While I did enjoy this book and believe it to be very tenderly written, it wasn’t particularly gripping. The food elements and discussions of issues for citizens of Hong Kong were very interesting, but I didn’t particularly enjoy the story tying these elements together. 3/5 stars.
I chose this book because of its premise: the story of a chef torn between her "homeland" and the England that raised her, even if not always kindly. I found the concept interesting, especially because it seemed like a reflection on Hong Kong itself, conveyed through the words of one of its fellow citizens.
The book didn't actually convince me right away, it felt very slow-paced although I found Amber's story fascinating. I liked to see a point of view (I was a kid and I don't remember it very well) on SARS and the xenophobia that came out of it and in the very concept of what a 'Chinatown' is. And I enjoyed the second part of it, with Amber struggling between her career and -her son-; and I also appreciated the cosiness of her delicious recipes written between the pages. Then Amber leaves London and her son, and don't get me wrong, Bobby's pov was very appreciated by me, and getting an insight into what Hong Kong's citizens between my age faces daily was very interesting. The ending was the most disappointing part for me. Although it ended "right" it felt incomplete. I wish I got more information on Bobby's side on the protests; Amber thoughts and motivations.. I don't know just...something more.
Anyways it was an entertaining read and I wish that someday it will be translated in italian too, so I could re-read it in my mother tongue.
Goodbye Chinatown spans roughly twenty years in the lives of the Fan family, moving between England, Hong Kong, and Shanghai. It’s quite fast-paced, and I was reasonably engaged throughout, especially in the first half.
The novel weaves together a lot: the aftermath of Tiananmen Square, the 2008 financial crisis, Hong Kong being handed back to China, and later the protests and political activism that shape Bobby’s storyline. In contrast, Amber’s thread focuses more on food and ambition, and her journey towards Michelin stars. I enjoyed those parts a lot; the writing around food and the atmosphere of Chinatown was vivid and comforting in places.
There’s also a strong family element running throughout: secrecy, conflict, parents at odds, and this sense of a family pulled between two countries and two identities. The question of “Where is home?” sits quietly beneath most of the book.
If anything, I found myself wanting more from Amber’s time in Shanghai; those chapters felt quite light, and I would have liked to see that part of her life explored in more depth.
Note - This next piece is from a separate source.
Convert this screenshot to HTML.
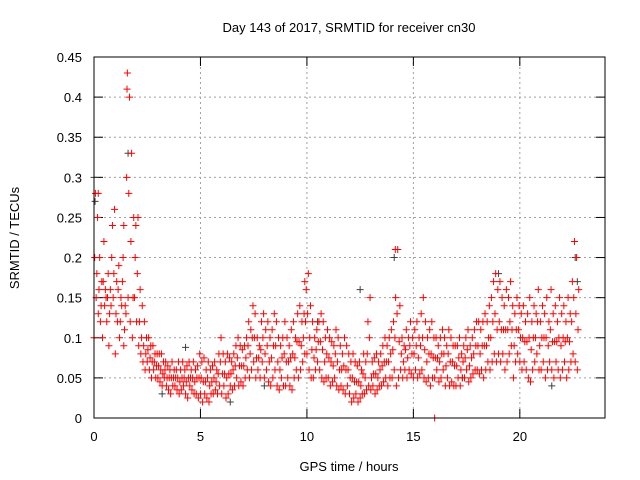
<!DOCTYPE html>
<html><head><meta charset="utf-8"><style>
body{margin:0;background:#fff}
svg{display:block;font-family:"Liberation Sans",sans-serif;font-size:13px}
</style></head><body>
<svg id="c" width="640" height="480" viewBox="0 0 640 480">
<rect width="640" height="480" fill="#fff"/>
<text x="349" y="32" text-anchor="middle">Day 143 of 2017, SRMTID for receiver cn30</text>
<text x="349" y="471" text-anchor="middle">GPS time / hours</text>
<text transform="translate(19,238) rotate(-90)" text-anchor="middle">SRMTID / TECUs</text>
<g id="grid"></g><g id="ticks"></g><g id="pts"></g>
<rect x="94" y="57" width="511" height="361" fill="none" stroke="#000"/>
</svg>
<script>
const xTicks=[0,5,10,15,20];
const yTicks=[0,0.05,0.1,0.15,0.2,0.25,0.3,0.35,0.4,0.45];
const yLabels=["0","0.05","0.1","0.15","0.2","0.25","0.3","0.35","0.4","0.45"];
const redHigh=[0.28,0.25,0.2,0.17,0.22,0.15,0.18,0.16,0.24,0.26,
0.17,0.19,0.15,0.2,0.14,0.43,0.4,0.33,0.25,0.24,
0.25,0.16,0.14,0.12,0.1,0.1,0.09,0.09,0.08,0.08,
0.08,0.08,0.07,0.07,0.065,0.06,0.07,0.06,0.06,0.07,
0.06,0.07,0.06,0.065,0.07,0.06,0.07,0.06,0.065,0.08,
0.07,0.075,0.06,0.07,0.06,0.065,0.07,0.06,0.08,0.1,
0.08,0.07,0.08,0.075,0.07,0.08,0.09,0.1,0.09,0.085,
0.09,0.1,0.12,0.11,0.14,0.13,0.1,0.09,0.12,0.13,
0.11,0.12,0.1,0.11,0.13,0.12,0.1,0.09,0.1,0.12,
0.1,0.09,0.11,0.12,0.1,0.13,0.14,0.12,0.13,0.16,
0.18,0.14,0.12,0.1,0.11,0.12,0.13,0.12,0.1,0.11,
0.1,0.095,0.09,0.11,0.1,0.09,0.08,0.1,0.09,0.08,
0.07,0.08,0.07,0.065,0.07,0.06,0.08,0.07,0.12,0.15,
0.07,0.075,0.08,0.07,0.08,0.09,0.1,0.09,0.1,0.11,
0.12,0.15,0.21,0.14,0.1,0.09,0.11,0.1,0.12,0.1,
0.11,0.12,0.1,0.13,0.15,0.12,0.1,0.11,0.12,0.1,
0.1,0.09,0.1,0.11,0.1,0.09,0.11,0.1,0.09,0.09,
0.09,0.1,0.08,0.09,0.1,0.11,0.09,0.1,0.11,0.12,
0.12,0.11,0.12,0.13,0.12,0.14,0.15,0.17,0.18,0.16,
0.17,0.15,0.14,0.16,0.15,0.17,0.14,0.13,0.15,0.14,
0.13,0.14,0.12,0.13,0.15,0.12,0.14,0.13,0.16,0.12,
0.14,0.13,0.15,0.12,0.16,0.13,0.14,0.12,0.15,0.13,
0.14,0.12,0.15,0.13,0.17,0.22,0.2,0.16];
const redLow=[0.1,0.15,0.13,0.12,0.1,0.14,0.12,0.09,0.14,0.15,
0.08,0.12,0.1,0.14,0.09,0.13,0.15,0.12,0.1,0.15,
0.12,0.09,0.08,0.07,0.06,0.07,0.06,0.05,0.06,0.05,
0.05,0.045,0.04,0.05,0.04,0.035,0.03,0.04,0.04,0.035,
0.03,0.035,0.04,0.03,0.025,0.04,0.035,0.03,0.03,0.025,
0.03,0.02,0.03,0.025,0.02,0.03,0.03,0.035,0.03,0.04,
0.03,0.04,0.025,0.03,0.04,0.035,0.04,0.05,0.04,0.045,
0.04,0.05,0.06,0.05,0.06,0.07,0.05,0.06,0.05,0.07,
0.05,0.06,0.045,0.04,0.05,0.06,0.04,0.035,0.05,0.04,
0.04,0.05,0.04,0.035,0.05,0.06,0.05,0.06,0.07,0.08,
0.08,0.06,0.05,0.05,0.06,0.07,0.06,0.05,0.045,0.05,
0.05,0.04,0.045,0.05,0.04,0.035,0.04,0.035,0.03,0.04,
0.03,0.02,0.025,0.03,0.02,0.025,0.03,0.03,0.035,0.04,
0.035,0.04,0.03,0.035,0.04,0.04,0.045,0.05,0.04,0.05,
0.05,0.06,0.04,0.05,0.06,0.05,0.06,0.05,0.06,0.055,
0.05,0.06,0.05,0.055,0.06,0.05,0.045,0.05,0.04,0.05,
0.05,0.06,0.045,0.05,0.06,0.04,0.05,0.04,0.045,0.04,
0.04,0.05,0.04,0.05,0.05,0.06,0.045,0.05,0.055,0.06,
0.06,0.055,0.06,0.05,0.06,0.07,0.06,0.07,0.08,0.07,
0.08,0.07,0.08,0.06,0.07,0.08,0.09,0.05,0.07,0.08,
0.07,0.06,0.07,0.06,0.05,0.045,0.06,0.07,0.08,0.06,
0.06,0.07,0.05,0.06,0.07,0.06,0.05,0.07,0.06,0.05,
0.06,0.07,0.05,0.06,0.07,0.08,0.07,0.06];
const redMid=[0.2,0.18,0.16,0.14,0.17,0.16,0.15,0.13,0.2,0.18,
0.13,0.16,0.12,0.17,0.11,0.3,0.28,0.22,0.15,0.2,
0.18,0.12,0.1,0.09,0.08,0.085,0.075,0.07,0.07,0.065,
0.065,0.06,0.055,0.06,0.05,0.05,0.05,0.05,0.05,0.05,
0.045,0.05,0.05,0.045,0.05,0.05,0.05,0.045,0.05,0.05,
0.05,0.045,0.045,0.05,0.04,0.045,0.05,0.045,0.055,0.07,
0.055,0.055,0.05,0.055,0.055,0.06,0.065,0.075,0.065,0.065,
0.065,0.075,0.09,0.08,0.1,0.1,0.075,0.075,0.085,0.1,
0.08,0.09,0.07,0.075,0.09,0.09,0.07,0.06,0.075,0.08,
0.07,0.07,0.075,0.08,0.075,0.095,0.095,0.09,0.1,0.12,
0.13,0.1,0.085,0.075,0.085,0.095,0.095,0.085,0.07,0.08,
0.075,0.07,0.065,0.08,0.07,0.06,0.06,0.065,0.06,0.06,
0.05,0.05,0.045,0.045,0.045,0.04,0.055,0.05,0.08,0.1,
0.05,0.055,0.055,0.05,0.06,0.065,0.07,0.07,0.07,0.08,
0.085,0.1,0.13,0.095,0.08,0.07,0.085,0.075,0.09,0.08,
0.08,0.09,0.075,0.09,0.1,0.085,0.07,0.08,0.08,0.075,
0.075,0.075,0.07,0.08,0.08,0.065,0.08,0.07,0.07,0.065,
0.065,0.075,0.06,0.07,0.075,0.085,0.065,0.075,0.08,0.09,
0.09,0.08,0.09,0.09,0.09,0.1,0.1,0.12,0.13,0.11,
0.12,0.11,0.11,0.11,0.11,0.12,0.11,0.09,0.11,0.11,
0.1,0.1,0.095,0.095,0.1,0.085,0.1,0.1,0.12,0.09,
0.1,0.1,0.1,0.09,0.11,0.095,0.095,0.095,0.1,0.09,
0.1,0.095,0.1,0.095,0.12,0.15,0.13,0.11];
const blackTimes=[0,0.05,1.6,4.3,12.5,14.1,19.0,22.6,22.7,10.5,8.0,21.5,6.4,3.2,17.3];
const blackVals=[0.3,0.27,0.33,0.088,0.16,0.2,0.18,0.2,0.17,0.12,0.04,0.04,0.02,0.03,0.05];
const redExtraTimes=[16.0,0.2,1.4,1.55,9.9,14.15];
const redExtraVals=[0.0,0.28,0.24,0.41,0.17,0.21];

const X=t=>94+t*(511/24), Y=v=>418-v*(361/0.45);
const ns="http://www.w3.org/2000/svg";
const grid=document.getElementById('grid'),tk=document.getElementById('ticks'),pts=document.getElementById('pts');
function mk(tag,attrs,parent){const e=document.createElementNS(ns,tag);for(const k in attrs)e.setAttribute(k,attrs[k]);parent.appendChild(e);return e;}
xTicks.forEach(t=>{
  const x=X(t);
  if(t>0){const g=mk('line',{x1:x,x2:x,y1:57,y2:418,stroke:'#a0a0a0','stroke-dasharray':'2,3'},grid);
  
  }
  mk('line',{x1:x,x2:x,y1:418,y2:409,stroke:'#000'},tk);
  mk('line',{x1:x,x2:x,y1:57,y2:66,stroke:'#000'},tk);
  const l=mk('text',{x:x,y:441,'text-anchor':'middle'},tk);l.textContent=t;
  
  
});
yTicks.forEach((v,i)=>{
  const y=Y(v);
  if(i>0&&i<yTicks.length-1){const g=mk('line',{x1:94,x2:605,y1:y,y2:y,stroke:'#a0a0a0','stroke-dasharray':'2,3'},grid);
  
  }
  mk('line',{x1:94,x2:103,y1:y,y2:y,stroke:'#000'},tk);
  mk('line',{x1:596,x2:605,y1:y,y2:y,stroke:'#000'},tk);
  const l=mk('text',{x:82,y:y+5,'text-anchor':'end'},tk);l.textContent=yLabels[i];
  
  
});
function plus(t,v,col,name){
  const x=X(t),y=Y(v);
  const p=mk('path',{d:`M${x-3.5},${y}h7M${x},${y-3.5}v7`,stroke:col,'stroke-width':1,fill:'none'},pts);
  
  
}
blackTimes.forEach((t,i)=>plus(t,blackVals[i],'#404040','black-point'));
[redLow,redMid,redHigh].forEach((arr,k)=>arr.forEach((v,i)=>plus(i*0.1+k*0.033,v,'#ff0000','red-point')));
redExtraTimes.forEach((t,i)=>plus(t,redExtraVals[i],'#ff0000','red-point'));
</script>
</body></html>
Overall, it’s an interesting novel with plenty of drama and movement, but it didn’t fully land for me, hence the three stars.
This is a look into a Hong Kong / British family ranging from 2001 - 2019.
Amber is the protagonist of most of the book, and an avid food lover and chef. Historical fiction is gently woven into a story about belonging and identity.
The pacing was languid, but still very pleasant. I did enjoy reading this book, but I felt like depth was missing at times. For small portions another narrator takes over and while their story is very interesting and relevant, their tone/cadence/speech does not differentiate enough trom Amber unfortunately.